I was a country boy. When I was growing up, there was a shotgun in the house. Dad shot clay pigeons for sport. I fired it once myself, with his assistance. Had to wear ear protectors. When you pull the trigger, a shotgun punches you hard in the shoulder. It almost knocked me over.
We has become I:
Decades later I fired a handgun at a shooting range in Las Vegas. At first I didn’t even want to hold it. It represented a level of fearsome responsibility I didn’t want to bear for even a few minutes.
I then becomes You:
Once in your hand, a gun seems heavier and somehow more real than you anticipated. You face the target (in this case, a fullsize photocopy of Osama bin Laden). Pull the trigger and your hand kicks upwards, the blast 20 times louder than the imaginary one you had been mentally preparing yourself for. Adrenaline sears through you. You tingle. It’s exciting.
And then there are them:
Once you’ve fired a gun, it’s easier to understand people who don’t want to give theirs up.
They are not the we. We are people who don’t own guns or use them at work.
He then talks about his pain:
The last time I’d experienced something similar was in November, looking at pictures of a BBC video editor clutching the body of his son, killed during a rocket attack on Gaza. I mention this backdrop not to make any political point. It was a story that hit me, and hit me hard. The man’s son was still a baby.
No political point becomes:
“What did my son do to die like this?” the man said. “What was his mistake? He is 11 months old. What did he do?”
Nothing. He was an innocent. The people around him, we can’t vouch for. But from over here in the UK it looked like the child was in a warzone, albeit one not as brutal as Rwanda, where tens of thosans of children were murdered with machetes.
There was a photo of the boy when he was alive. Wide brown eyes. Smiling. He looked like my own son.
But he wasn’t.
So much like my own son. It built inside me, a wave of nausea and dread, and I couldn’t stand it. I shut the webpage. There was nothing I could do. I was helpless. It hurt.
Little Brooker remains unharmed. He doesn’t live in Gaza – neither the place nor the webpage:
Now it’s December. Newtown. Twenty-six bodies, and what can you say?
…I simply cannot bear to place myself in the shoes of those parents. To be racing for the school, feeling unreal, light, weightless, powered by gut fear alone. To stand and wait, and wait, and wait. To hear your child is dead.
I don’t have it in me.
You are not the parent of murdered child. Why would you want to pretend to be? Do we hanker for Brooker’s emotional exhibitionism? What does it say about us when tragedy becomes public spectacle? Is Brooker just another nodding head giving us what we want?
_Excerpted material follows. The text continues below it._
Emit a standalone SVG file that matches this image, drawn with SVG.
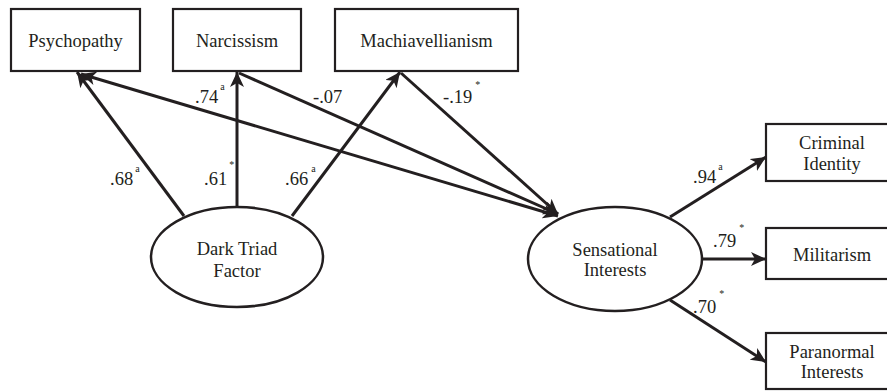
<svg xmlns="http://www.w3.org/2000/svg" width="887" height="391" viewBox="0 0 887 391">
<style>
.box{fill:#fff;stroke:#231f20;stroke-width:2.2}
.ell{fill:#fff;stroke:#231f20;stroke-width:2.5}
text{font-family:'Liberation Serif','Times New Roman',Times,'DejaVu Serif',serif;font-size:18.5px;fill:#231f20}
.t{text-anchor:middle}
.s{font-size:10px}
.c{stroke:#231f20;stroke-width:3;fill:none}
</style>
<defs>
<marker id="ah" markerUnits="userSpaceOnUse" markerWidth="16" markerHeight="14" refX="15" refY="7" orient="auto-start-reverse">
<path d="M0,0 L15,7 L0,14 L4,7 z" fill="#231f20"/>
</marker>
</defs>
<g id="connectors">
<line class="c" x1="184" y1="216" x2="77" y2="72" marker-end="url(#ah)"/>
<line class="c" x1="237" y1="207" x2="237" y2="72" marker-end="url(#ah)"/>
<line class="c" x1="292" y1="216" x2="400" y2="72" marker-end="url(#ah)"/>
<line class="c" x1="81" y1="74" x2="558" y2="216" marker-start="url(#ah)" marker-end="url(#ah)"/>
<line class="c" x1="239" y1="73" x2="558" y2="214" marker-end="url(#ah)"/>
<line class="c" x1="401" y1="73" x2="558" y2="214" marker-end="url(#ah)"/>
<line class="c" x1="670" y1="217" x2="766" y2="157" marker-end="url(#ah)"/>
<line class="c" x1="702" y1="259" x2="766" y2="259" marker-end="url(#ah)"/>
<line class="c" x1="670" y1="300" x2="766" y2="362" marker-end="url(#ah)"/>
</g>
<g id="psychopathy"><rect class="box" x="11" y="9" width="129" height="62"/><text class="t" x="75.5" y="47" font-family="Liberation Serif, serif">Psychopathy</text></g>
<g id="narcissism"><rect class="box" x="173" y="9" width="128" height="62"/><text class="t" x="237" y="47">Narcissism</text></g>
<g id="machiavellianism"><rect class="box" x="335" y="9" width="183" height="62"/><text class="t" x="426.5" y="47">Machiavellianism</text></g>
<g id="criminal"><rect class="box" x="766" y="124" width="130" height="57"/><text class="t" x="832" y="149">Criminal</text><text class="t" x="832" y="170">Identity</text></g>
<g id="militarism"><rect class="box" x="766" y="228" width="130" height="51"/><text class="t" x="832" y="261">Militarism</text></g>
<g id="paranormal"><rect class="box" x="766" y="333" width="130" height="56"/><text class="t" x="832" y="358">Paranormal</text><text class="t" x="832" y="378">Interests</text></g>
<g id="darktriad"><ellipse class="ell" cx="237" cy="257" rx="86" ry="50"/><text class="t" x="237" y="255">Dark Triad</text><text class="t" x="237" y="277">Factor</text></g>
<g id="sensational"><ellipse class="ell" cx="615" cy="259" rx="87" ry="52"/><text class="t" x="615" y="256">Sensational</text><text class="t" x="615" y="276">Interests</text></g>
<g id="labels">
<text x="195" y="103">.74<tspan class="s" dx="2" dy="-13">a</tspan></text>
<text x="313" y="103">-.07</text>
<text x="443" y="103">-.19<tspan class="s" dx="3" dy="-15">*</tspan></text>
<text x="110" y="185">.68<tspan class="s" dx="2" dy="-13">a</tspan></text>
<text x="204" y="185">.61<tspan class="s" dx="2" dy="-17">*</tspan></text>
<text x="285" y="185">.66<tspan class="s" dx="3" dy="-13">a</tspan></text>
<text x="693" y="183">.94<tspan class="s" dx="2" dy="-13">a</tspan></text>
<text x="713" y="247">.79<tspan class="s" dx="3" dy="-16">*</tspan></text>
<text x="693" y="313">.70<tspan class="s" dx="3" dy="-16">*</tspan></text>
</g>
</svg>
The news displays the faces of the children and I have to look away. That feeling, still relatively new to me, becomes overwhelming. The basic parental urge to protect. They are other people’s children. Faces in photographs. Gone now. But still: the urge to protect. And I can’t. I’m helpless. It hurts.
Adam Lanza was someone else’s child. Everyone was once.
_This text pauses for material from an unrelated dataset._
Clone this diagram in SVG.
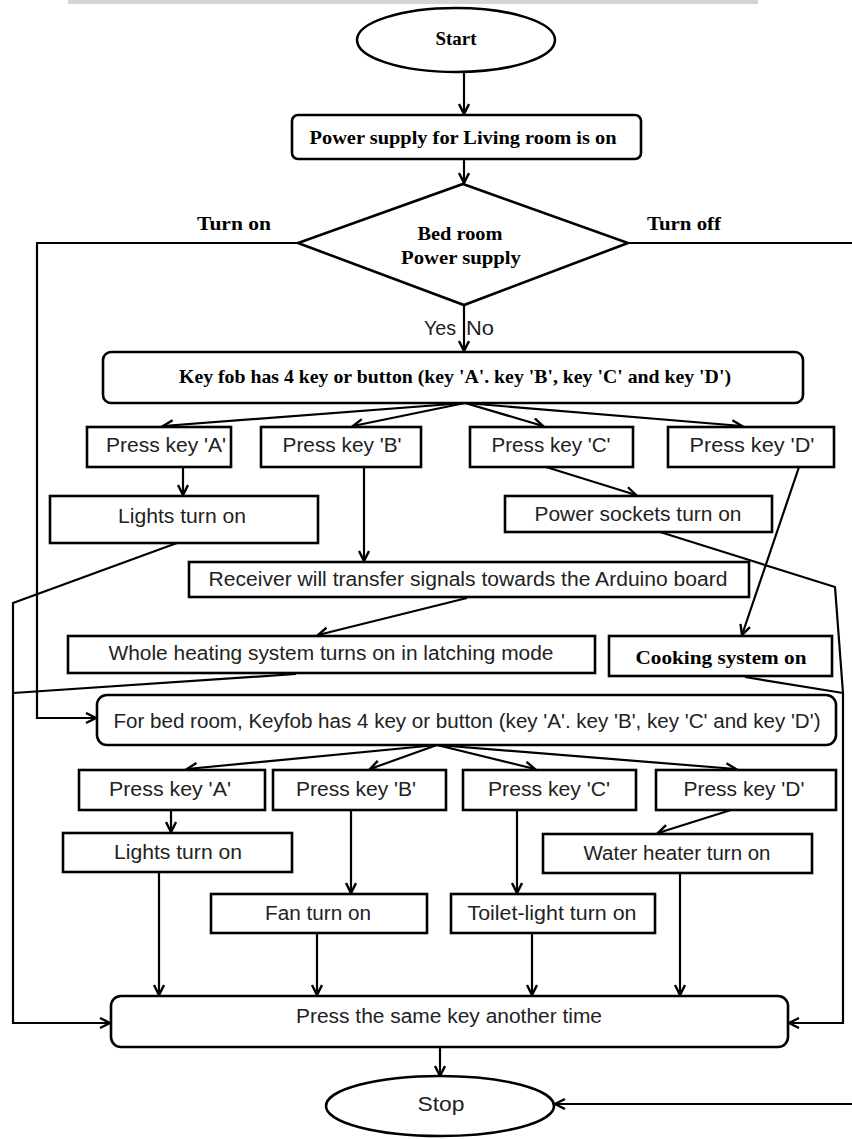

Not so long ago when other people wrote words like that I would roll my eyes at their soppy bullshit. Their gauche sentiment. I miss reacting like that. I knew nothing; I was an idiot with nothing at stake. But still. I miss the warmth of that bubble, the cosiness of that protective sneer. It’s cold outside.
Because now he’s a dad, he has more at stake than rolling his eyes and sneering at the telly? He can now watch the telly and feel upset. “As a dad…” he can now understand that a murdered child is painful. Well, you live and learn. He then tells us how we can save the world and the children:
…the best way to improve media coverage of massacres is to prevent massacres.
By fixing rockets on cameras and getting the killer before they attack?
And try as I might, I can’t think of a better way to prevent massacres than reducing the number of guns in circulation.
Now, let’s get guns off the hands of the criminals. If they don’t hand them over, we can send a drone to blow the crap out of them. Obama and Cameron are dads. They’ll understand. Assad’s a dad, too.
Twenty children shot at close range with an assault rifle. You could argue that the choice of weapon is irrelevant; that a truly unhinged individual would still find the means to kill. Maybe that’s true; I don’t know. All I know is that 20 children were shot at close range with an assault rifle, and that only a lunatic nation wouldn’t try everything it could think of to make that less likely to happen again.
Only a lunatic would shoot 20 children.
But can reducing the number of guns be everything Brooker can think of to end massacres? He concludes:
America, don’t be helpless. Look at the faces. Feel how much it hurts. Try to stop it happening again.